## Problem to solve
Extract only the first line of the listing and every line after it up to and including the one with "Arial, Helvetica, sans-serif';". Omit the pictures.

## Provided data
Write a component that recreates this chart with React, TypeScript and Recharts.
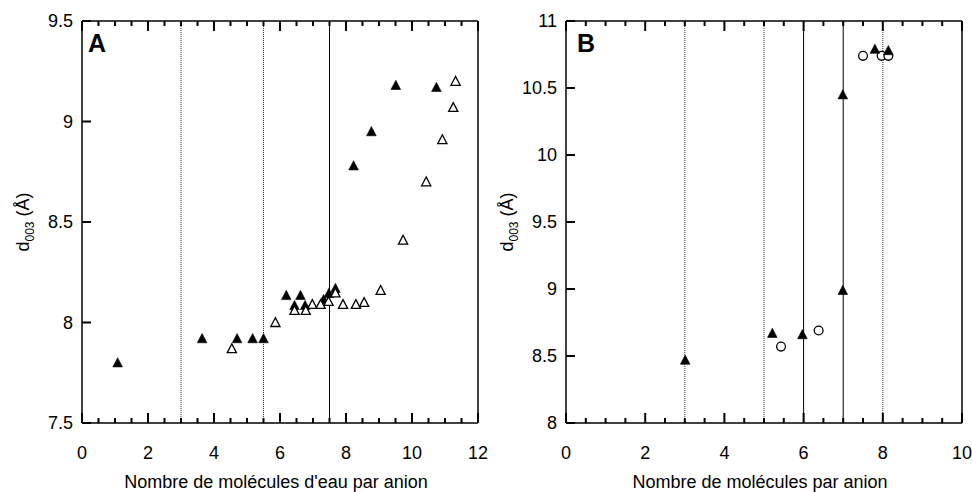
import React from 'react';
import { ScatterChart, Scatter, XAxis, YAxis, ReferenceLine } from 'recharts';

const FONT = '"Liberation Sans", Arial, Helvetica, sans-serif';

// ---------- Panel A data ----------
const aFilledX = [1.08, 3.64, 4.7, 5.17, 5.5, 6.19, 6.44, 6.62, 6.76, 7.32, 7.48, 7.68, 8.23, 8.77, 9.51, 10.74];
const aFilledY = [7.8, 7.92, 7.92, 7.92, 7.92, 8.135, 8.085, 8.135, 8.085, 8.115, 8.145, 8.17, 8.78, 8.95, 9.18, 9.17];
const aOpenX = [4.54, 5.86, 6.44, 6.78, 6.98, 7.23, 7.47, 7.68, 7.91, 8.3, 8.55, 9.05, 9.73, 10.43, 10.92, 11.25, 11.32];
const aOpenY = [7.87, 8.0, 8.06, 8.06, 8.09, 8.09, 8.105, 8.147, 8.09, 8.09, 8.1, 8.16, 8.41, 8.7, 8.91, 9.07, 9.2];
const aDotted = [3, 5.5];
const aSolid = [7.5];
const aXTicks = [0, 0.5, 1, 1.5, 2, 2.5, 3, 3.5, 4, 4.5, 5, 5.5, 6, 6.5, 7, 7.5, 8, 8.5, 9, 9.5, 10, 10.5, 11, 11.5, 12];
const aXMajor = [0, 2, 4, 6, 8, 10, 12];
const aYTicks = [7.5, 8, 8.5, 9, 9.5];
const aXDomain = [0, 12];
const aYDomain = [7.5, 9.5];

// ---------- Panel B data ----------
const bFilledX = [3.01, 5.21, 5.97, 6.99, 6.99, 7.8, 8.14];
const bFilledY = [8.47, 8.67, 8.66, 8.99, 10.45, 10.79, 10.78];
const bCircleX = [5.43, 6.38, 7.5, 7.97, 8.14];
const bCircleY = [8.57, 8.69, 10.74, 10.74, 10.74];
const bDotted = [3, 5, 8];
const bSolid = [6, 7];
const bXTicks = [0, 0.5, 1, 1.5, 2, 2.5, 3, 3.5, 4, 4.5, 5, 5.5, 6, 6.5, 7, 7.5, 8, 8.5, 9, 9.5, 10];
const bXMajor = [0, 2, 4, 6, 8, 10];
const bYTicks = [8, 8.5, 9, 9.5, 10, 10.5, 11];
const bXDomain = [0, 10];
const bYDomain = [8, 11];

const PLOT_W = 396;
const PLOT_H = 402;

const zip = (xs: number[], ys: number[]) => xs.map((x, i) => ({ x, y: ys[i] }));

const FilledTri = (p: any) => {
  const { cx, cy } = p;
  if (cx == null || cy == null) return null;
  return <polygon points={`${cx},${cy - 5} ${cx - 4.8},${cy + 4.2} ${cx + 4.8},${cy + 4.2}`} fill="#000" stroke="#000" strokeWidth={0.6} />;
};
const OpenTri = (p: any) => {
  const { cx, cy } = p;
  if (cx == null || cy == null) return null;
  return <polygon points={`${cx},${cy - 4.8} ${cx - 4.6},${cy + 4} ${cx + 4.6},${cy + 4}`} fill="#fff" stroke="#000" strokeWidth={1.3} />;
};
const OpenCircle = (p: any) => {
  const { cx, cy } = p;
  if (cx == null || cy == null) return null;
  return <circle cx={cx} cy={cy} r={4.4} fill="#fff" stroke="#000" strokeWidth={1.3} />;
};

const makeBottomLabel = (major: number[]) => (props: any) => {
  const { x, y, payload } = props;
  const v = payload.value;
  if (!major.includes(v)) return <g />;
  return (
    <text x={x} y={y + 36} textAnchor="middle" fontSize={18} fontFamily={FONT} fill="#000">
      {v}
    </text>
  );
};
const LeftLabel = (props: any) => {
  const { x, y, payload } = props;
  return (
    <text x={x - 9} y={y} dy="0.36em" textAnchor="end" fontSize={18} fontFamily={FONT} fill="#000">
      {payload.value}
    </text>
  );
};

type PanelProps = {
  width: number;
  filled: { x: number; y: number }[];
  open: { x: number; y: number }[];
  openShape: any;
  dotted: number[];
  solid: number[];
  xTicks: number[];
  xMajor: number[];
  yTicks: number[];
  xDomain: number[];
  yDomain: number[];
  letter: string;
  letterDx: number;
  xTitle: string;
  openFirst: boolean;
};

const TICK_W = 2;

const Panel = (p: PanelProps) => {
  const margin = { top: 21, right: p.width - 82 - PLOT_W, bottom: 24, left: 22 };
  const [x0, x1] = p.xDomain;
  const [y0, y1] = p.yDomain;
  const dyPx = (y1 - y0) / PLOT_H;
  const dxPx = (x1 - x0) / PLOT_W;

  const tickMarks: React.ReactNode[] = [];
  p.xTicks.forEach((v) => {
    const len = p.xMajor.includes(v) ? 10 : 5;
    tickMarks.push(
      <ReferenceLine
        key={`tb${v}`}
        xAxisId="main"
        yAxisId="main"
        ifOverflow="visible"
        segment={[{ x: v, y: y0 }, { x: v, y: y0 + len * dyPx }]}
        stroke="#000"
        strokeWidth={TICK_W}
      />
    );
    tickMarks.push(
      <ReferenceLine
        key={`tt${v}`}
        xAxisId="main"
        yAxisId="main"
        ifOverflow="visible"
        segment={[{ x: v, y: y1 }, { x: v, y: y1 - len * dyPx }]}
        stroke="#000"
        strokeWidth={TICK_W}
      />
    );
  });
  p.yTicks.forEach((v) => {
    tickMarks.push(
      <ReferenceLine
        key={`tl${v}`}
        xAxisId="main"
        yAxisId="main"
        ifOverflow="visible"
        segment={[{ x: x0, y: v }, { x: x0 + 9 * dxPx, y: v }]}
        stroke="#000"
        strokeWidth={TICK_W}
      />
    );
  });

  const openSeries = (
    <Scatter key="open" data={p.open} xAxisId="main" yAxisId="main" shape={p.openShape} isAnimationActive={false} />
  );
  const filledSeries = (
    <Scatter key="filled" data={p.filled} xAxisId="main" yAxisId="main" shape={FilledTri} isAnimationActive={false} />
  );
  return (
    <ScatterChart width={p.width} height={492} margin={margin} style={{ overflow: 'visible' }}>
      <XAxis
        xAxisId="main"
        dataKey="x"
        type="number"
        domain={p.xDomain}
        ticks={p.xTicks}
        interval={0}
        allowDataOverflow
        height={45}
        tickSize={0}
        tickMargin={0}
        tickLine={false}
        tick={makeBottomLabel(p.xMajor)}
        axisLine={{ stroke: '#000', strokeWidth: 1.5 }}
        label={(lp: any) => {
          const vb = lp.viewBox || {};
          return (
            <text x={vb.x + vb.width / 2 - 4} y={vb.y + 65} textAnchor="middle" fontSize={18} fontFamily={FONT} fill="#000">
              {p.xTitle}
            </text>
          );
        }}
      />
      <YAxis
        yAxisId="main"
        dataKey="y"
        type="number"
        domain={p.yDomain}
        ticks={p.yTicks}
        interval={0}
        allowDataOverflow
        width={60}
        tickSize={0}
        tickMargin={0}
        tickLine={false}
        tick={LeftLabel}
        axisLine={{ stroke: '#000', strokeWidth: 1.5 }}
        label={(lp: any) => {
          const vb = lp.viewBox || {};
          const tx = vb.x + 7;
          const ty = vb.y + vb.height / 2;
          return (
            <g>
              <text x={tx} y={ty} transform={`rotate(-90, ${tx}, ${ty})`} textAnchor="middle" fontSize={18} fontFamily={FONT} fill="#000">
                d
                <tspan fontSize={12} dy={5}>003</tspan>
                <tspan dy={-5}> (Å)</tspan>
              </text>
              <text x={vb.x + vb.width + p.letterDx} y={vb.y + 31} fontSize={25} fontWeight="bold" fontFamily={FONT} fill="#000">
                {p.letter}
              </text>
            </g>
          );
        }}
      />
      <ReferenceLine xAxisId="main" yAxisId="main" y={y1} stroke="#000" strokeWidth={1.5} />
      <ReferenceLine xAxisId="main" yAxisId="main" x={x1} stroke="#000" strokeWidth={1.5} />
      {p.dotted.map((v) => (
        <ReferenceLine key={`d${v}`} x={v} xAxisId="main" yAxisId="main" stroke="#333" strokeWidth={1} strokeDasharray="1 1" />
      ))}
      {p.solid.map((v) => (
        <ReferenceLine key={`s${v}`} x={v} xAxisId="main" yAxisId="main" stroke="#000" strokeWidth={1} />
      ))}
      {tickMarks}
      {p.openFirst ? [openSeries, filledSeries] : [filledSeries, openSeries]}
    </ScatterChart>
  );
};

export default function App() {
  return (
    <div style={{ position: 'absolute', left: 0, top: 0, width: 972, height: 492, background: '#fff', fontFamily: FONT }}>
      <div style={{ position: 'absolute', left: 0, top: 0 }}>
        <Panel
          width={500}
          filled={zip(aFilledX, aFilledY)}
          open={zip(aOpenX, aOpenY)}
          openShape={OpenTri}
          dotted={aDotted}
          solid={aSolid}
          xTicks={aXTicks}
          xMajor={aXMajor}
          yTicks={aYTicks}
          xDomain={aXDomain}
          yDomain={aYDomain}
          letter="A"
          letterDx={6}
          xTitle="Nombre de molécules d'eau par anion"
          openFirst={false}
        />
      </div>
      <div style={{ position: 'absolute', left: 484, top: 0 }}>
        <Panel
          width={488}
          filled={zip(bFilledX, bFilledY)}
          open={zip(bCircleX, bCircleY)}
          openShape={OpenCircle}
          dotted={bDotted}
          solid={bSolid}
          xTicks={bXTicks}
          xMajor={bXMajor}
          yTicks={bYTicks}
          xDomain={bXDomain}
          yDomain={bYDomain}
          letter="B"
          letterDx={11}
          xTitle="Nombre de molécules par anion"
          openFirst={true}
        />
      </div>
    </div>
  );
}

## Solution to this problem
Write a component that recreates this chart with React, TypeScript and Recharts.
import React from 'react';
import { ScatterChart, Scatter, XAxis, YAxis, ReferenceLine } from 'recharts';

const FONT = '"Liberation Sans", Arial, Helvetica, sans-serif';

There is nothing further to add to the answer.